- WRITTEN REQUEST: Do not repeat pictures. Repeat exactly the lines of the listing below from its first line through the line with "plt.rcParams['font.family'] = ['Liberation".

- DATA SHOWN:
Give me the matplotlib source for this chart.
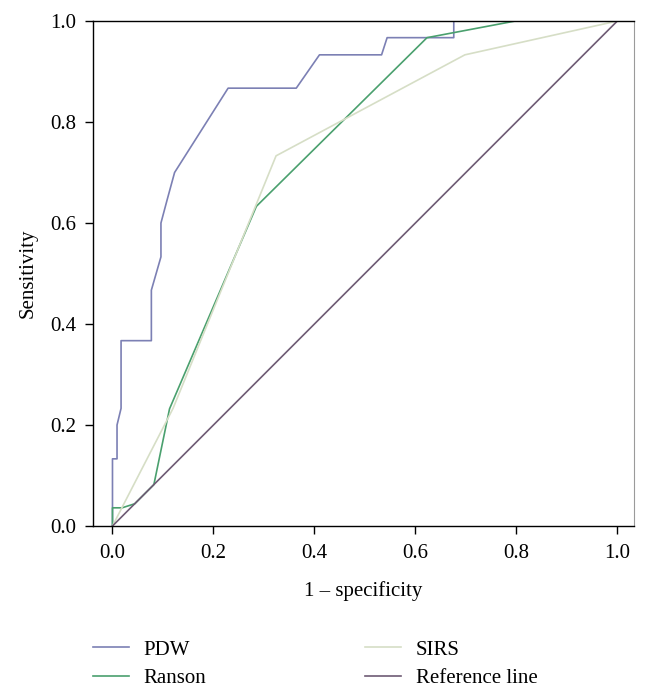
import matplotlib
matplotlib.use("Agg")
import matplotlib.pyplot as plt

plt.rcParams['font.family'] = ['Liberation Serif', 'DejaVu Serif']

# ROC data
pdw_fpr = [0.0, 0.0, 0.009, 0.009, 0.017, 0.017, 0.077, 0.077, 0.096, 0.096, 0.108, 0.123, 0.229, 0.364, 0.41, 0.533, 0.544, 0.676, 0.676, 1.0]
pdw_tpr = [0.0, 0.133, 0.133, 0.2, 0.233, 0.367, 0.367, 0.467, 0.533, 0.6, 0.645, 0.7, 0.867, 0.867, 0.933, 0.933, 0.967, 0.967, 1.0, 1.0]

ranson_fpr = [0.0, 0.0, 0.019, 0.044, 0.082, 0.113, 0.285, 0.623, 0.798, 1.0]
ranson_tpr = [0.0, 0.036, 0.036, 0.044, 0.082, 0.232, 0.633, 0.967, 1.0, 1.0]

sirs_fpr = [0.0, 0.12, 0.324, 0.698, 1.0]
sirs_tpr = [0.0, 0.233, 0.733, 0.933, 1.0]

ref_fpr = [0.0, 1.0]
ref_tpr = [0.0, 1.0]

labels = ["PDW", "Ranson", "SIRS", "Reference line"]
colors = ["#7c80b4", "#4aa06e", "#d6dec6", "#6e5b74"]

xticks = [0.0, 0.2, 0.4, 0.6, 0.8, 1.0]
yticks = [0.0, 0.2, 0.4, 0.6, 0.8, 1.0]

W, H = 649, 690
fig = plt.figure(figsize=(W / 100, H / 100), dpi=100)
l, r, t, b = 93.3, 634, 21, 526
ax = fig.add_axes([l / W, (H - b) / H, (r - l) / W, (b - t) / H])

lw = 1.2
h1, = ax.plot(pdw_fpr, pdw_tpr, color=colors[0], lw=lw)
h2, = ax.plot(ranson_fpr, ranson_tpr, color=colors[1], lw=lw)
h3, = ax.plot(sirs_fpr, sirs_tpr, color=colors[2], lw=lw)
h4, = ax.plot(ref_fpr, ref_tpr, color=colors[3], lw=lw)

ax.set_xlim(-0.038, 1.033)
ax.set_ylim(0, 1.0)
ax.set_xticks(xticks)
ax.set_yticks(yticks)
ax.set_xticklabels([f"{v:.1f}" for v in xticks])
ax.set_yticklabels([f"{v:.1f}" for v in yticks])
ax.tick_params(direction='out', length=6, width=1, labelsize=15, colors='black')
ax.tick_params(axis='x', pad=7)
ax.tick_params(axis='y', pad=6)
for s in ['top', 'left', 'bottom']:
    ax.spines[s].set_linewidth(1.0)
    ax.spines[s].set_color('black')
ax.spines['right'].set_linewidth(0.8)
ax.spines['right'].set_color('#9a9a9a')

ax.set_xlabel("1 \u2013 specificity", fontsize=15, labelpad=13)
ax.set_ylabel("Sensitivity", fontsize=15, labelpad=9)

leg_kw = dict(frameon=False, fontsize=15, handlelength=1.75, handletextpad=0.7,
              labelspacing=0.42, borderpad=0, borderaxespad=0, loc='upper left')
fig.legend([h1, h2], labels[:2], bbox_to_anchor=(92.5 / W, 1 - 640 / H), **leg_kw)
fig.legend([h3, h4], labels[2:], bbox_to_anchor=(364.6 / W, 1 - 640 / H), **leg_kw)

fig.savefig("out.png", dpi=100)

- COMPLETE RESPONSE:
Give me the matplotlib source for this chart.
import matplotlib
matplotlib.use("Agg")
import matplotlib.pyplot as plt

plt.rcParams['font.family'] = ['Liberation Serif', 'DejaVu Serif']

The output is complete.